--- Start ---

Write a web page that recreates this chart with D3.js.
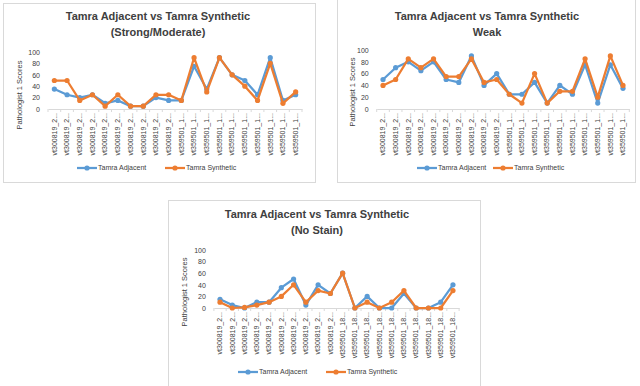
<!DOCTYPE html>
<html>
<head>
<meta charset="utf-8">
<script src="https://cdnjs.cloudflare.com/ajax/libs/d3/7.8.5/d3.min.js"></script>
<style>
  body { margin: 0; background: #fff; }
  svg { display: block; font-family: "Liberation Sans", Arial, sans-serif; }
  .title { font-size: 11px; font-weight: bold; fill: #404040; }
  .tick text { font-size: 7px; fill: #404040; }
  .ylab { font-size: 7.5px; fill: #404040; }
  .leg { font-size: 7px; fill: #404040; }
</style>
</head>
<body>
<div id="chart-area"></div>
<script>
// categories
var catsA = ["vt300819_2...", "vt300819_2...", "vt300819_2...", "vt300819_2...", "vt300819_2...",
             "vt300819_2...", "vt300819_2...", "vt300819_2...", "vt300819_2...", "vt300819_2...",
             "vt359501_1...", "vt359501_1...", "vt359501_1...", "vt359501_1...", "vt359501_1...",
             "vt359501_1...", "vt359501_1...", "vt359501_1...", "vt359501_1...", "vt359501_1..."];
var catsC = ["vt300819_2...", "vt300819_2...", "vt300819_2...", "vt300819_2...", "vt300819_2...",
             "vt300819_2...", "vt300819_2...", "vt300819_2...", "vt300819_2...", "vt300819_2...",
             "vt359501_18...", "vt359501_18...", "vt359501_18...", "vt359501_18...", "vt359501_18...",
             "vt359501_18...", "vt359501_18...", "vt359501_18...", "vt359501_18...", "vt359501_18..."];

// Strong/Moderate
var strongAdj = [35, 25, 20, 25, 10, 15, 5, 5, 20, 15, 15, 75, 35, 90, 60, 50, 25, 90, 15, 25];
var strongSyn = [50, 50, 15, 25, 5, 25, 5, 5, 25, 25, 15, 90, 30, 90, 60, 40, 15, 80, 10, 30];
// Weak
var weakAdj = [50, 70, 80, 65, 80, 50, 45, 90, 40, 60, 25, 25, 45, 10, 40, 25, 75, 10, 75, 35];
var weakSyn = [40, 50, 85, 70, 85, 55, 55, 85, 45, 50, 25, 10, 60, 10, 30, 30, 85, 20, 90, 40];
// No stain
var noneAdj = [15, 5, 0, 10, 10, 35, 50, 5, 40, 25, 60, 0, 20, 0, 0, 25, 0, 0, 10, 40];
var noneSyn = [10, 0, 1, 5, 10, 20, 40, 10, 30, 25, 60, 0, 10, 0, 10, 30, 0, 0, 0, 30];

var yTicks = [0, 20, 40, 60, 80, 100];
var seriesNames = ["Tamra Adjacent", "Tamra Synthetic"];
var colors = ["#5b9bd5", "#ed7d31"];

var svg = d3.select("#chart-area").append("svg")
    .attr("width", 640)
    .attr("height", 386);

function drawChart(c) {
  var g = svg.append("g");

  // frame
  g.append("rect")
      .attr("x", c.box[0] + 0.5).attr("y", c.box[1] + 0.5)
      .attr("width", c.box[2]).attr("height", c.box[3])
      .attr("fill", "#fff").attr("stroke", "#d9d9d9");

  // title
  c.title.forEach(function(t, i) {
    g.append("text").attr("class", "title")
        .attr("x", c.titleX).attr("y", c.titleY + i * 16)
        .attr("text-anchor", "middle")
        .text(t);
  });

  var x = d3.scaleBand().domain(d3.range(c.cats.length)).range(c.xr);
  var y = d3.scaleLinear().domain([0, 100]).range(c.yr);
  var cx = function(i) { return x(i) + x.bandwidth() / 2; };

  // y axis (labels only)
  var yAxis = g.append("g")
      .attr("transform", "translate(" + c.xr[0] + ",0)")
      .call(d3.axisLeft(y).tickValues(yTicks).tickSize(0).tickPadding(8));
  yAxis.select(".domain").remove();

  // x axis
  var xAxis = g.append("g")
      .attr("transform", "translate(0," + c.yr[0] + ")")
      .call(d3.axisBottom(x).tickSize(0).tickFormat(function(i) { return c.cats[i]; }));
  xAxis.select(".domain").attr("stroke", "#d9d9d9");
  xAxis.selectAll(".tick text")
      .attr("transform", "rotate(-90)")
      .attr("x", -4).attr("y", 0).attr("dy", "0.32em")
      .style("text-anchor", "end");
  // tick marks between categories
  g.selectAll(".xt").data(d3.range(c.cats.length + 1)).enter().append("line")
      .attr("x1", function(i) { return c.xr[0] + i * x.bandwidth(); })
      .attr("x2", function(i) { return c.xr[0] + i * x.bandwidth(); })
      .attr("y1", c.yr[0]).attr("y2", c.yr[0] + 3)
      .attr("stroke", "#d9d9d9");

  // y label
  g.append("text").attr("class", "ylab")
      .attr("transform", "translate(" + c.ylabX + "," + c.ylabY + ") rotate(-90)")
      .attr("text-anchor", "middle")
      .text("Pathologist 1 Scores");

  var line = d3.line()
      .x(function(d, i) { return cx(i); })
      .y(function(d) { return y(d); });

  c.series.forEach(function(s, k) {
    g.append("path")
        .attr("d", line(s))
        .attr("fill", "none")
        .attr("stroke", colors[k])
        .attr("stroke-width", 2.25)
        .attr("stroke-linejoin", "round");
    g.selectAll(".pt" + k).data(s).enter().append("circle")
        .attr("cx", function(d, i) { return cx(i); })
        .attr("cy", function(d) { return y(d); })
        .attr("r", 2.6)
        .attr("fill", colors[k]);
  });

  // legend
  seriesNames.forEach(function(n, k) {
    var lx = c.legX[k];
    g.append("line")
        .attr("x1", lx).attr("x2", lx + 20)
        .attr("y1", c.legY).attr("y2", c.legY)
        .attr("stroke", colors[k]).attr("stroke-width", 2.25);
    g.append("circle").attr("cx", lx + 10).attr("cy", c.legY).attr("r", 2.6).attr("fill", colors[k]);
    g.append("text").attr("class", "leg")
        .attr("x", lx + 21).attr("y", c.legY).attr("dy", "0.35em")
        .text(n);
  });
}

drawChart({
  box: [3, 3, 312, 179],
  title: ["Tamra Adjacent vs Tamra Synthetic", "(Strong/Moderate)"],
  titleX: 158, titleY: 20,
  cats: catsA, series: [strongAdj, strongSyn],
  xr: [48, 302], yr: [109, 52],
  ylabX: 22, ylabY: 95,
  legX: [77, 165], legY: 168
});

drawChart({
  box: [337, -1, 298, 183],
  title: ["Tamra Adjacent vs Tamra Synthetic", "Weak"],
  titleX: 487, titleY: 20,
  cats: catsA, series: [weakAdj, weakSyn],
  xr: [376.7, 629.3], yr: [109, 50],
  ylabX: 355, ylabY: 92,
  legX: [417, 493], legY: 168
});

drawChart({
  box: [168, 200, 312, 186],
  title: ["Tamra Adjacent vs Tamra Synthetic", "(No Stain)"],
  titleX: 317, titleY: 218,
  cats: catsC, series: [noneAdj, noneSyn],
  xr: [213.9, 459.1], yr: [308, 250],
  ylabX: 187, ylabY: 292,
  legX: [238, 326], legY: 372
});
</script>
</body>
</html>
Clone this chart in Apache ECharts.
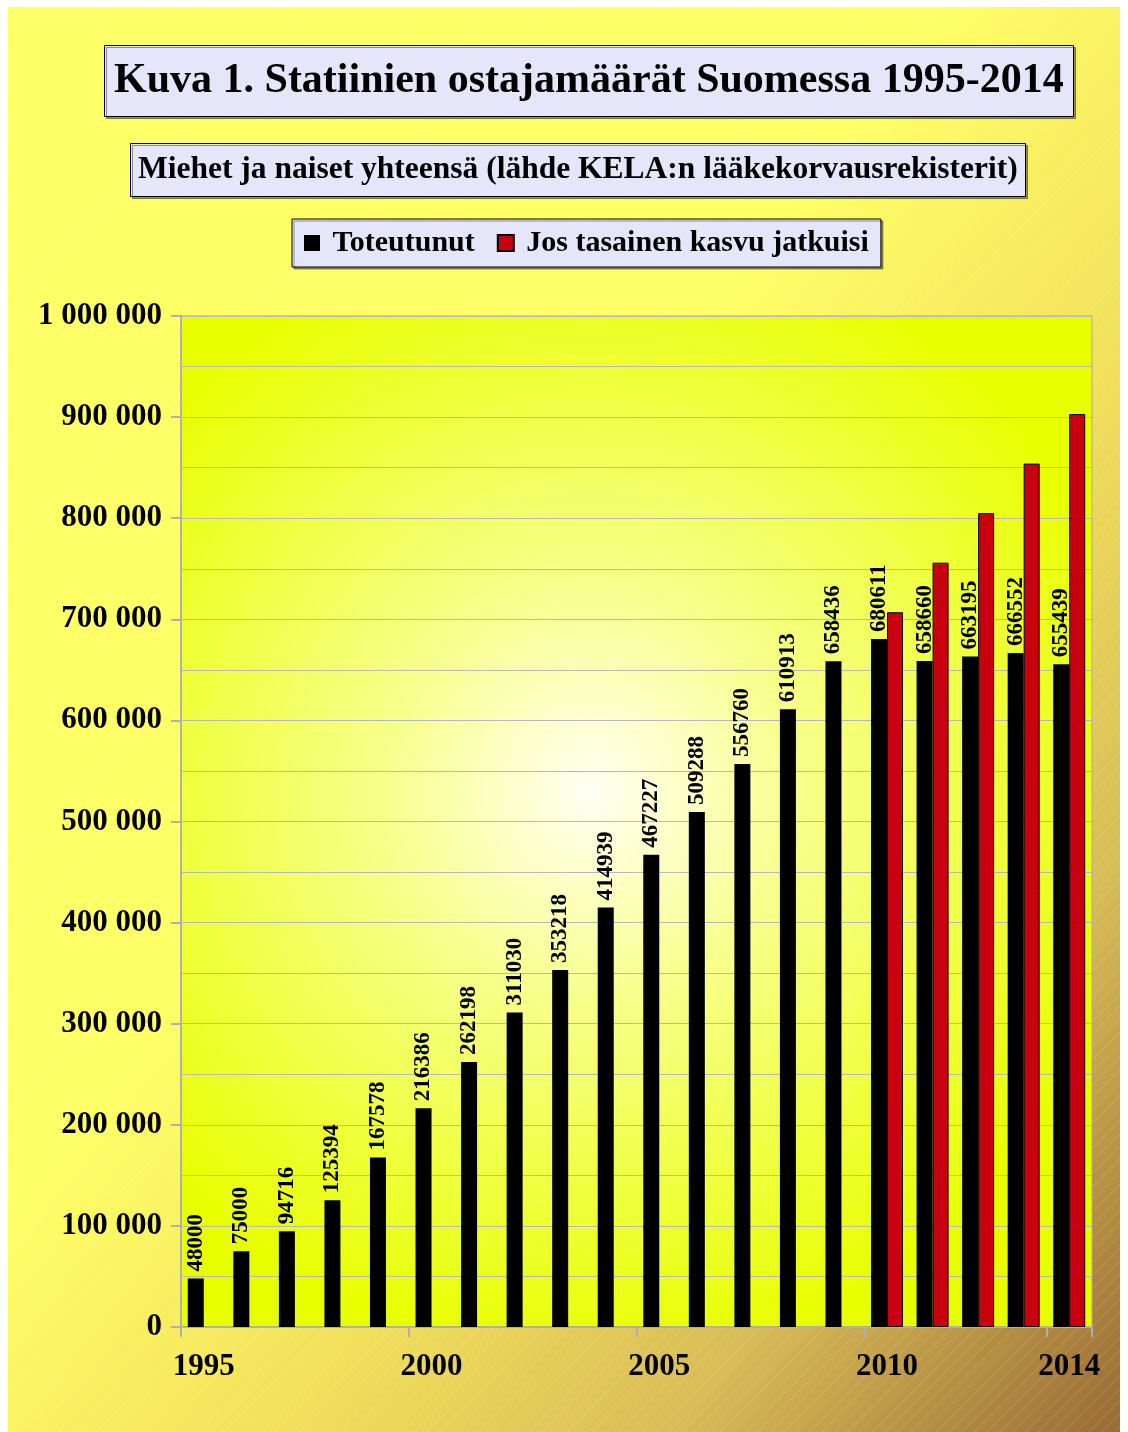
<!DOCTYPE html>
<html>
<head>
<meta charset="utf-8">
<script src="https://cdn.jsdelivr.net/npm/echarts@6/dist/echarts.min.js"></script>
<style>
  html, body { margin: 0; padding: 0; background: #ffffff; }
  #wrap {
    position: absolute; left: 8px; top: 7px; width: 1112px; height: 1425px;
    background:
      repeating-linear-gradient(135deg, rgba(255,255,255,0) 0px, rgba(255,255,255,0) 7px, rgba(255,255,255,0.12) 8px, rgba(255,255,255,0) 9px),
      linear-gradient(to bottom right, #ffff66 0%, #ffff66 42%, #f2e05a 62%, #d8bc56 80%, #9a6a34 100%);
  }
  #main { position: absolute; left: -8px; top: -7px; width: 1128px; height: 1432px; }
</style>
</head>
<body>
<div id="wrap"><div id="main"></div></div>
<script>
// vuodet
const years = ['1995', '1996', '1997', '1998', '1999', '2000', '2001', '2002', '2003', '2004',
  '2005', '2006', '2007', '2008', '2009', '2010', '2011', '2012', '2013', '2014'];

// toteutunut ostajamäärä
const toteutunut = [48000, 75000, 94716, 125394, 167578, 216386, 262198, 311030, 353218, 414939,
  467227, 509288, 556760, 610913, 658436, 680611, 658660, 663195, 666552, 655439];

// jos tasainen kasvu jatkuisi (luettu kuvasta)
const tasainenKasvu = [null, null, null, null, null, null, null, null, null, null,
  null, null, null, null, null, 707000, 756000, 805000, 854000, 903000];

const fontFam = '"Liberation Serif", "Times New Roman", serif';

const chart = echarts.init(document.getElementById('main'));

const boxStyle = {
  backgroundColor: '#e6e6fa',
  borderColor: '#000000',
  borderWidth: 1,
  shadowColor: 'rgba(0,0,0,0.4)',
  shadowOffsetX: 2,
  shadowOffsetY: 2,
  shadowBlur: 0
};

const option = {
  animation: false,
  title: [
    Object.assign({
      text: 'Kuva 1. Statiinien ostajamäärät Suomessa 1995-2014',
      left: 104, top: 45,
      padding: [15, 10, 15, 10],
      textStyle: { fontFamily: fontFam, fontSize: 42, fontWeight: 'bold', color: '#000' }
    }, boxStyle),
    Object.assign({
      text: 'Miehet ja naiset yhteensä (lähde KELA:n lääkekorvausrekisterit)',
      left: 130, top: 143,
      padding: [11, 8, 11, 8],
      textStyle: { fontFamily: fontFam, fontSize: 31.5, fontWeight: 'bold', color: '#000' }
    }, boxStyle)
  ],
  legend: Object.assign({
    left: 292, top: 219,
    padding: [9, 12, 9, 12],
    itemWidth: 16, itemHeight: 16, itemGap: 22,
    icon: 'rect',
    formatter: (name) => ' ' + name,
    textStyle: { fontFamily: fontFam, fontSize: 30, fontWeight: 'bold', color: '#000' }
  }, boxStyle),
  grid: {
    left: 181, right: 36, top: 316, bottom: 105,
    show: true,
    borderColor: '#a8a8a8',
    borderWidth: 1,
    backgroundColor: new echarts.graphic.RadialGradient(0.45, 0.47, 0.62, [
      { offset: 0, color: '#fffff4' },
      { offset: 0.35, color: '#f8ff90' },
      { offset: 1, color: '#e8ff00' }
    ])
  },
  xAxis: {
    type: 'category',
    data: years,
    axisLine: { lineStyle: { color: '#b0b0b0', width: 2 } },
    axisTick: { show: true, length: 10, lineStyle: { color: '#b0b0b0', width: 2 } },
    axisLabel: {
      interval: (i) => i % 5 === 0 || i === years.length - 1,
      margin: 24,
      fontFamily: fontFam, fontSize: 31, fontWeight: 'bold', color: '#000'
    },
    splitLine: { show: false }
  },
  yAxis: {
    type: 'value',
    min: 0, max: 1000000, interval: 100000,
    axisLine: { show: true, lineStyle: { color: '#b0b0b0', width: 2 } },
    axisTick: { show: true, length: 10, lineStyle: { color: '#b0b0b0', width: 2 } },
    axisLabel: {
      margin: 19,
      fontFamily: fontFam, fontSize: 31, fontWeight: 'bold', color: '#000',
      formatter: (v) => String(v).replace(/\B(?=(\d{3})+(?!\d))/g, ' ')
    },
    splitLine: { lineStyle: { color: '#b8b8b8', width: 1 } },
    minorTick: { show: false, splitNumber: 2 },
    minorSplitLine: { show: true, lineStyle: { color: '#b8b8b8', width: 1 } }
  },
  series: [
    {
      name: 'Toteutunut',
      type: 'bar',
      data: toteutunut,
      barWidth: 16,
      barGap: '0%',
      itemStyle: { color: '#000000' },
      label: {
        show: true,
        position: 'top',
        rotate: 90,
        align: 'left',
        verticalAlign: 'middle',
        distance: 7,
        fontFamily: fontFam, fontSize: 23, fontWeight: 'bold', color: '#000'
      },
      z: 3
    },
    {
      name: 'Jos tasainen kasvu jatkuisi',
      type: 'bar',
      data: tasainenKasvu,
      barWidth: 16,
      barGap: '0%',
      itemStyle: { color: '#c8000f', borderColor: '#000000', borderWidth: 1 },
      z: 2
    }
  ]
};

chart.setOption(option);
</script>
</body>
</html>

--- End ---

The exercise: Where a line of the material above holds the string "this", copy that line.

Answer:
Write a web page that recreates this chart with D3.js.
Clone this chart in Apache ECharts.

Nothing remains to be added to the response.